WORK to investigate the stability of cliffs along the promenade at Canford Cliffs will take place next week (MON 19).

Drilling equipment will be used to create three boreholes at the top of the cliffs and three at the bottom. Soil samples up to a depth of 30m will be taken to inform an understanding of the geology of the site.

The results will shape what future work to stabilise the cliffs is required.

The work, which is being carried out by Poole council, will start on Monday, March 19, and last three to four weeks.

It follows concerns over a possible landslide at Canford Cliffs in January. A safety cordon was put up around a block of beach huts in the area after engineers detected some movement in the cliffs above. A short stretch of footpath on Cliff Drive was temporarily closed.

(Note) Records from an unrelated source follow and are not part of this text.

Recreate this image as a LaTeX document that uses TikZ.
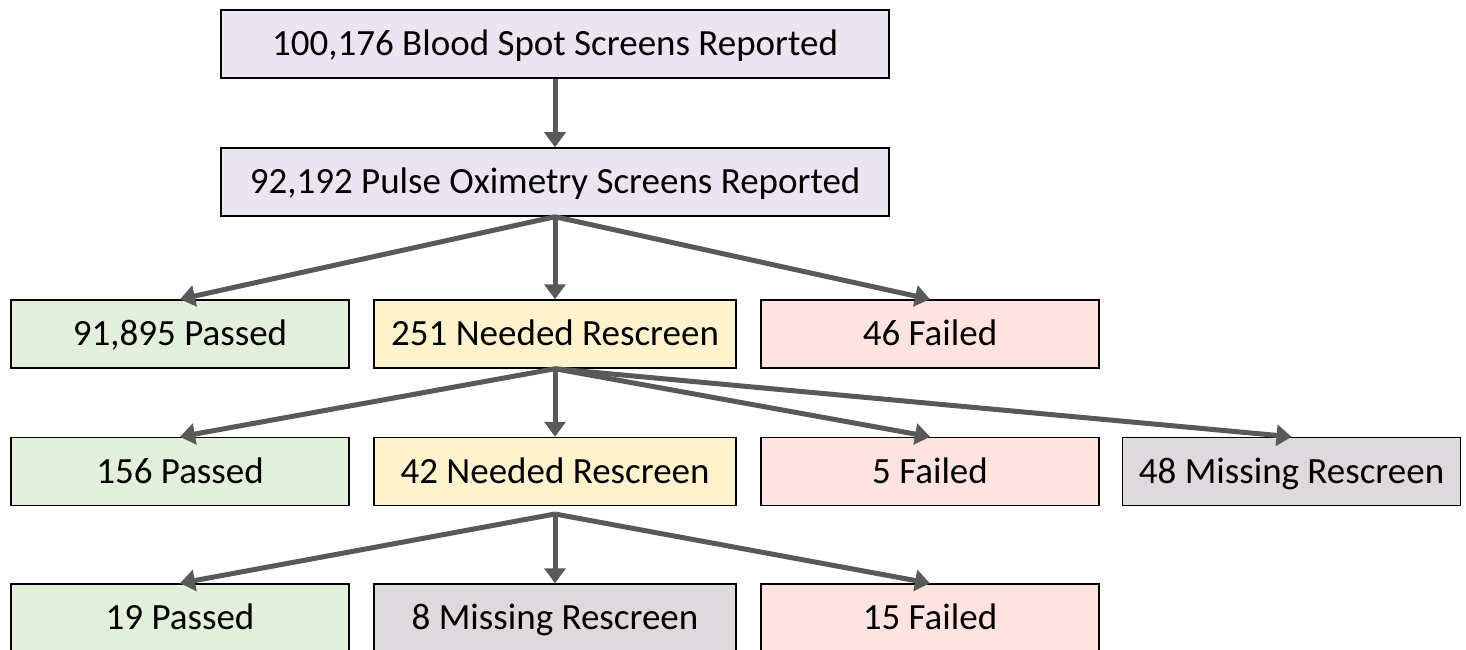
\documentclass[tikz,border=0pt]{standalone}
\usepackage{fontspec}
\setmainfont{Carlito}
\usetikzlibrary{arrows.meta}

\definecolor{boxpurple}{HTML}{EBE4F1}
\definecolor{boxgreen}{HTML}{E2EFDA}
\definecolor{boxyellow}{HTML}{FFF2CC}
\definecolor{boxred}{HTML}{FFE3E1}
\definecolor{boxgray}{HTML}{DDD9DD}
\definecolor{arrowgray}{HTML}{595959}

\tikzset{
  box/.style={draw=black, line width=1.5pt, minimum height=68pt, inner sep=0pt,
    text height=30pt, text depth=7pt, font=\fontsize{37}{42}\selectfont},
  wide/.style={box, minimum width=668pt},
  narrow/.style={box, minimum width=338pt},
  flow/.style={draw=arrowgray, line width=5pt, -{Triangle[length=15pt,width=21pt]}}
}

\begin{document}
\begin{tikzpicture}[x=1pt,y=-1pt]
\useasboundingbox (0,0) rectangle (1466,650);
\node[wide, fill=boxpurple] (blood) at (555,44) {100,176 Blood Spot Screens Reported};
\node[wide, fill=boxpurple] (pulse) at (555,182) {92,192 Pulse Oximetry Screens Reported};
\node[narrow, fill=boxgreen] (passA) at (180,334) {91,895 Passed};
\node[narrow, fill=boxyellow, minimum width=362pt] (rescA) at (555,334) {251 Needed Rescreen};
\node[narrow, fill=boxred] (failA) at (930,334) {46 Failed};
\node[narrow, fill=boxgreen] (passB) at (180,471.5) {156 Passed};
\node[narrow, fill=boxyellow, minimum width=362pt] (rescB) at (555,471.5) {42 Needed Rescreen};
\node[narrow, fill=boxred] (failB) at (930,471.5) {5 Failed};
\node[narrow, fill=boxgray] (missB) at (1291.5,471.5) {48 Missing Rescreen};
\node[narrow, fill=boxgreen] (passC) at (180,618) {19 Passed};
\node[narrow, fill=boxgray, minimum width=362pt] (missC) at (555,618) {8 Missing Rescreen};
\node[narrow, fill=boxred] (failC) at (930,618) {15 Failed};
\coordinate (split) at (555,514);
\draw [flow] (blood) -- (pulse);
\draw [flow] (pulse.south) -- (passA.north);
\draw [flow] (pulse.south) -- (rescA.north);
\draw [flow] (pulse.south) -- (failA.north);
\draw [flow] (rescA.south) -- (passB.north);
\draw [flow] (rescA.south) -- (rescB.north);
\draw [flow] (rescA.south) -- (failB.north);
\draw [flow] (rescA.south) -- (missB.north);
\draw [flow] (split) -- (passC.north);
\draw [flow] (split) -- (missC.north);
\draw [flow] (split) -- (failC.north);
\end{tikzpicture}
\end{document}
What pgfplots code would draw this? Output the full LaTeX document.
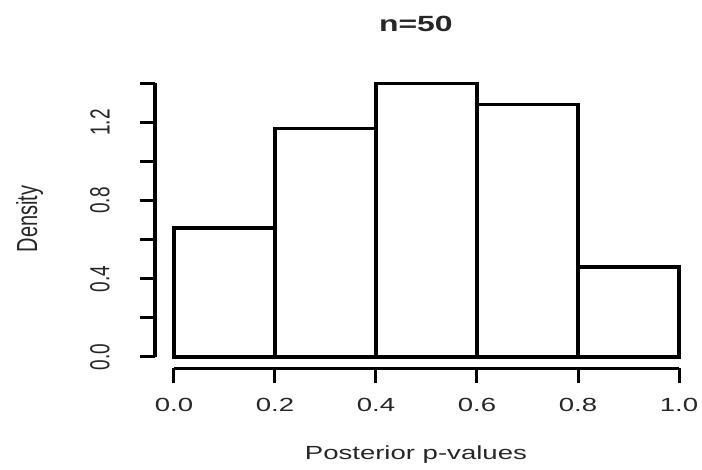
\documentclass[border=0pt]{standalone}
\usepackage{graphicx}
\usepackage{fontspec}
\setmainfont{Liberation Sans}
\usepackage{pgfplots}
\pgfplotsset{compat=1.18}

% wide glyphs for horizontal text, tall glyphs for text turned by 90 degrees
\newcommand\wide[1]{\scalebox{1.45}[1]{#1}}
\newcommand\tall[1]{\scalebox{1}[1.45]{#1}}

\begin{document}
\begin{tikzpicture}
\useasboundingbox (-174pt,-113pt) rectangle (528pt,357pt);
\begin{axis}[
  at={(0pt,0pt)}, anchor=south west,
  scale only axis, width=505pt, height=273.7pt,
  xmin=0, xmax=1, ymin=0, ymax=1.4,
  clip=false,
  axis x line*=bottom, axis y line*=left,
  axis x line shift=11.3pt, axis y line shift=19pt,
  axis line style={-, line width=3.2pt, black},
  tick align=outside,
  major tick length=15pt, minor tick length=15pt,
  every tick/.append style={line width=3pt, black},
  xtick={0,0.2,0.4,0.6,0.8,1.0},
  xticklabels={\wide{0.0},\wide{0.2},\wide{0.4},\wide{0.6},\wide{0.8},\wide{1.0}},
  ytick={0,0.4,0.8,1.2},
  minor ytick={0.2,0.6,1.0,1.4},
  yticklabels={\tall{0.0},\tall{0.4},\tall{0.8},\tall{1.2}},
  tick label style={font=\fontsize{19}{22}\selectfont, text=black!85},
  xticklabel style={anchor=center, yshift=-21.7pt},
  yticklabel style={xshift=-40pt, rotate=90, anchor=center},
  title={\wide{n=50}},
  title style={at={(rel axis cs:0.479,1.195)}, anchor=center, yshift=0pt,
    font=\fontsize{22}{26}\bfseries\selectfont, text=black!85},
  xlabel={\wide{Posterior p-values}},
  xlabel style={at={(rel axis cs:0.479,-0.358)}, anchor=center,
    font=\fontsize{19}{22}\selectfont, text=black!85},
  ylabel={\tall{Density}},
  ylabel style={at={(rel axis cs:-0.286,0.504)}, anchor=center, rotate=0,
    font=\fontsize{20}{24}\selectfont, text=black!85},
]
% density of each bin of width 0.2
\addplot[ybar interval, fill=none, draw=black, line width=3.2pt]
  coordinates {(0,0.66) (0.2,1.17) (0.4,1.40) (0.6,1.29) (0.8,0.46) (1.0,0.46)};
\end{axis}
\end{tikzpicture}
\end{document}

The council has been monitoring the site following a small landslip last winter.

In February 2017, a section of cliff eroded and slipped, coming to rest half way down the cliff face.

Concerns had been raised that this eroded section could continue moving downwards, particularly in the event of heavy rain. Since then the site has been closely monitored.

Work to build new beach huts and seafront infrastructure at the site was also postponed because of the situation.

Over the past 40 years there have been three significant landslips at Canford Cliffs Chine.

The first two happened in the 1970s and one of these left a block of beach huts demolished - a block which was only reinstated in 2014.

The third significant landslide took place in 1993.

Steel targets were installed at regular intervals along and down a 300 metre section of cliff at Canford Cliffs. These targets have been monitored with a laser scanner to accurately measure their positions.

The area where the landslip occurred is part of the Poole Cliffs Site of Nature Conservation Interest, managed by the council.

It provides an ideal habitat for the rare sand lizard and Dartford Warbler, which are both protected species.

Key species are being monitored at the site.